2.1 Asegúrese de entender lo que dicen los datasheets
2.2 asegúrese de saber leer los valores de las resistencias.
2.3 asegúrese de saber leer los valores de los capacitores.
2.4 si no lo ha entendido, regrese al punto 1.
2.5 si no le interesa entender o aprender, puede usted cambiar de carrera o conseguir un trabajo donde no se le requiera entender nada ni aprender nada. Puede también dejar de leer este manual.

3.- Asegúrese de saber leer un diagrama eléctrico.

3.1 Revise con detenimiento el diagrama y trate de resolver sus dudas en google o en los libros que le recomiendan en su universidad..

4.- Si va a alambrar el circuito en protoboard asegúrese de entender cómo funciona (la protoboard).

5.- asegúrese de que sirvan todos sus alambres y que todos hagan contacto y/o tengan continuidad.

6.- Asegúrese de revisar la polaridad y la posición correcta de todos los componentes.

7.- Revise 2 o 3 veces antes de echar a andar el circuito.

8.- Verifique que el circuito haga lo que debe.

8.1.- Si el circuito no hace lo que debe, revise que este conectado a la fuente de alimentación correcta.

8.2 Si algún componente del circuito se calienta, desconecte todo y vuelva al paso 2.

8.3 Si no se calienta nada, pero tampoco funciona, vuelva al paso 2.

9.- Si el circuito hace algo, pero no hace lo que debe, vuelva al paso 3, 

9.1.- Si al segundo intento, sigue sin hacer lo que debe, verifique que no se haya dañado ningún componente.
9.2.- Si se ha dañado algun componente proceda a cambiarlo.
9.3.- Si no sabe como revisar si funciona un componente, vuelva al paso 2.

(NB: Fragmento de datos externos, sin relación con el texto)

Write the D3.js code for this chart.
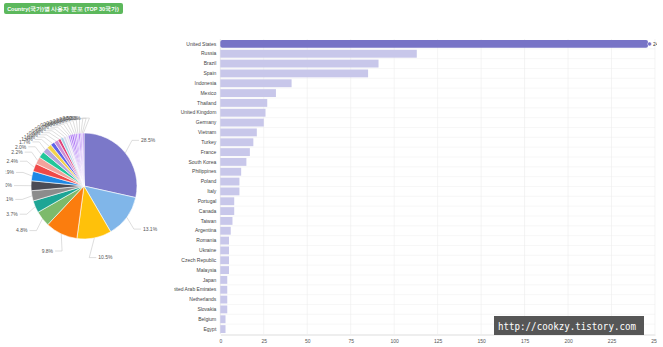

10.- Si el circuito hace lo que debe, felicidades ha usted terminado.
10.1.- Si no sabe si el circuito hace lo que debe o no sabe para qué armo el circuito, tómese un descanso y medite sobre las posibles razones por las cuales está armando el circuito y lo que lo llevo a estar leyendo este manual.

10.2 Si encuentra una razón viable para armar el circuito vaya al paso 11.
10.3 si no encuentra una razón viable y sólida para seguir armando el circuito, puede ir usted a perder el tiempo con otra cosa.


11.- Si el circuito sigue sin hacer lo que debe, proceda a dar algunos golpes al mismo, (procure hacerlo con calma).
11.1 Si el circuito sigue sin funcionar, vuelva al paso 1.


12.- No llame al ingeniero.


ni crean que lo hice yo, lo encontré aqui


----------



## DJ T3 (Jun 3, 2012)

Deberían *destacarlo* y ponerlo antes de iniciar un tema nuevo...

Muy buenas recomendaciones (aunque no sea tuya BKAR...)

Saludos


----------